Permutation tests: non-parametric p-values by label shuffling
A permutation test (also called a randomization test) is a non-parametric way to compute a p-value
by repeatedly shuffling group labels and measuring how unusual the observed statistic is under the null hypothesis.
It is especially useful when you do not want to assume normality or equal variances.
1) The key assumption: exchangeability under the null
Suppose you have two groups (e.g., treatment vs. control). Under the null hypothesis \(H_0\) (“no treatment effect”),
the labels are exchangeable: if there is truly no difference, then any assignment of the pooled values
into two groups of sizes \(n_1\) and \(n_2\) should be equally plausible.
This is exactly the logic of randomized experiments: if labels were assigned randomly, then shuffling labels is consistent with \(H_0\).
2) Choose a test statistic
The permutation framework works with many statistics (mean difference, median difference, correlation, regression slopes, etc.).
This calculator uses the difference in means:
\[
T=\bar{x}_1-\bar{x}_2.
\]
Compute the observed statistic \(T_{\text{obs}}\) from your original groups.
3) Build the permutation distribution
Pool the data, shuffle, split back into two groups, recompute the statistic, and repeat many times:
\[
\text{Pool } \{x_1,\dots,x_{n_1},y_1,\dots,y_{n_2}\},
\ \text{shuffle labels, form } (\mathbf{x}^*,\mathbf{y}^*),
\ \text{then compute } T^*.
\]
After \(N\) permutations you have \(T^{*(1)},\dots,T^{*(N)}\). This collection approximates the sampling distribution of \(T\) under \(H_0\).
4) Tail choice and “extreme” permutations
The p-value depends on the alternative hypothesis:
- Two-sided: count permutations with \(|T^*|\ge |T_{\text{obs}}|\).
- Right-tailed: count permutations with \(T^*\ge T_{\text{obs}}\).
- Left-tailed: count permutations with \(T^*\le T_{\text{obs}}\).
5) Monte Carlo p-value estimate
If \(E\) out of \(N\) permutations are at least as extreme as observed, the standard estimate is:
\[
\hat{p}=\frac{E}{N}.
\]
Many texts also recommend a small adjustment to avoid reporting p-value \(0\) when \(E=0\):
\[
\hat{p}_{\text{adj}}=\frac{E+1}{N+1}.
\]
6) Exact vs approximate permutation tests (university note)
If your sample sizes are very small, you can enumerate all labelings exactly (an “exact permutation test”).

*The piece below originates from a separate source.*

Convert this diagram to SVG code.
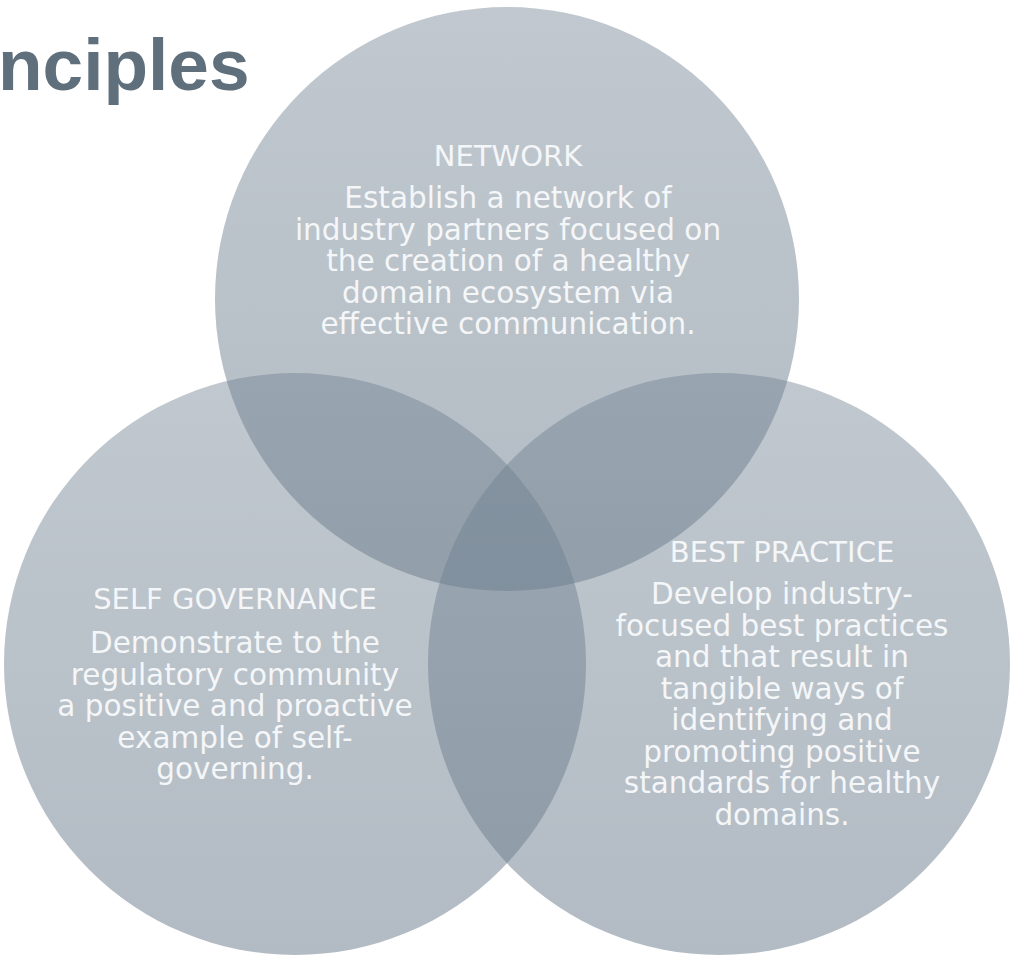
<svg xmlns="http://www.w3.org/2000/svg" width="1014" height="956" viewBox="0 0 1014 956">
<defs>
<linearGradient id="g" x1="0" y1="0" x2="0" y2="1">
<stop offset="0" stop-color="#6E7F8F" stop-opacity="0.43"/>
<stop offset="1" stop-color="#6E7F8F" stop-opacity="0.53"/>
</linearGradient>
<style>
.c{fill:url(#g);}
.h{font-family:"DejaVu Sans",Verdana,sans-serif;font-size:29px;fill:#F4F6F8;text-anchor:middle;}
.b{font-family:"DejaVu Sans",Verdana,sans-serif;font-size:29.5px;fill:#F4F6F8;text-anchor:middle;}
.t{font-family:"Liberation Sans",Arial,sans-serif;font-size:73px;font-weight:bold;fill:#5F6F7C;}
</style>
</defs>
<rect width="1014" height="956" fill="#FFFFFF"/>
<text class="t" x="-2" y="90">nciples</text>
<g id="network">
<circle class="c" cx="507" cy="299" r="292"/>
<text class="h" x="508" y="166">NETWORK</text>
<text class="b" x="508" y="208">Establish a network of</text>
<text class="b" x="508" y="239.5">industry partners focused on</text>
<text class="b" x="508" y="271">the creation of a healthy</text>
<text class="b" x="508" y="302.5">domain ecosystem via</text>
<text class="b" x="508" y="334">effective communication.</text>
</g>
<g id="self-governance">
<circle class="c" cx="295" cy="664" r="291"/>
<text class="h" x="235" y="609">SELF GOVERNANCE</text>
<text class="b" x="235" y="653">Demonstrate to the</text>
<text class="b" x="235" y="684.5">regulatory community</text>
<text class="b" x="235" y="716">a positive and proactive</text>
<text class="b" x="235" y="747.5">example of self-</text>
<text class="b" x="235" y="779">governing.</text>
</g>
<g id="best-practice">
<circle class="c" cx="719" cy="664" r="291"/>
<text class="h" x="782" y="562">BEST PRACTICE</text>
<text class="b" x="782" y="604">Develop industry-</text>
<text class="b" x="782" y="635.5">focused best practices</text>
<text class="b" x="782" y="667">and that result in</text>
<text class="b" x="782" y="698.5">tangible ways of</text>
<text class="b" x="782" y="730">identifying and</text>
<text class="b" x="782" y="761.5">promoting positive</text>
<text class="b" x="782" y="793">standards for healthy</text>
<text class="b" x="782" y="824.5">domains.</text>
</g>
</svg>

For moderate/large samples, enumeration is infeasible, so we use a Monte Carlo approximation with large \(N\).
7) Interpreting the histogram animation
The histogram shows the permutation distribution of \(T^*\). The observed \(T_{\text{obs}}\) is drawn as a vertical line,
and the shaded region indicates what counts as “extreme” for the chosen tail. A smaller p-value means the observed statistic
falls in a rare tail region under \(H_0\).
8) Practical tips
- Increase \(N\) to reduce Monte Carlo error (histogram becomes smoother).
- Permutation tests reflect your chosen statistic—mean difference focuses on location shifts, but not necessarily variance changes.
- For paired data, do not shuffle labels across individuals; use a paired permutation approach (e.g., sign flipping).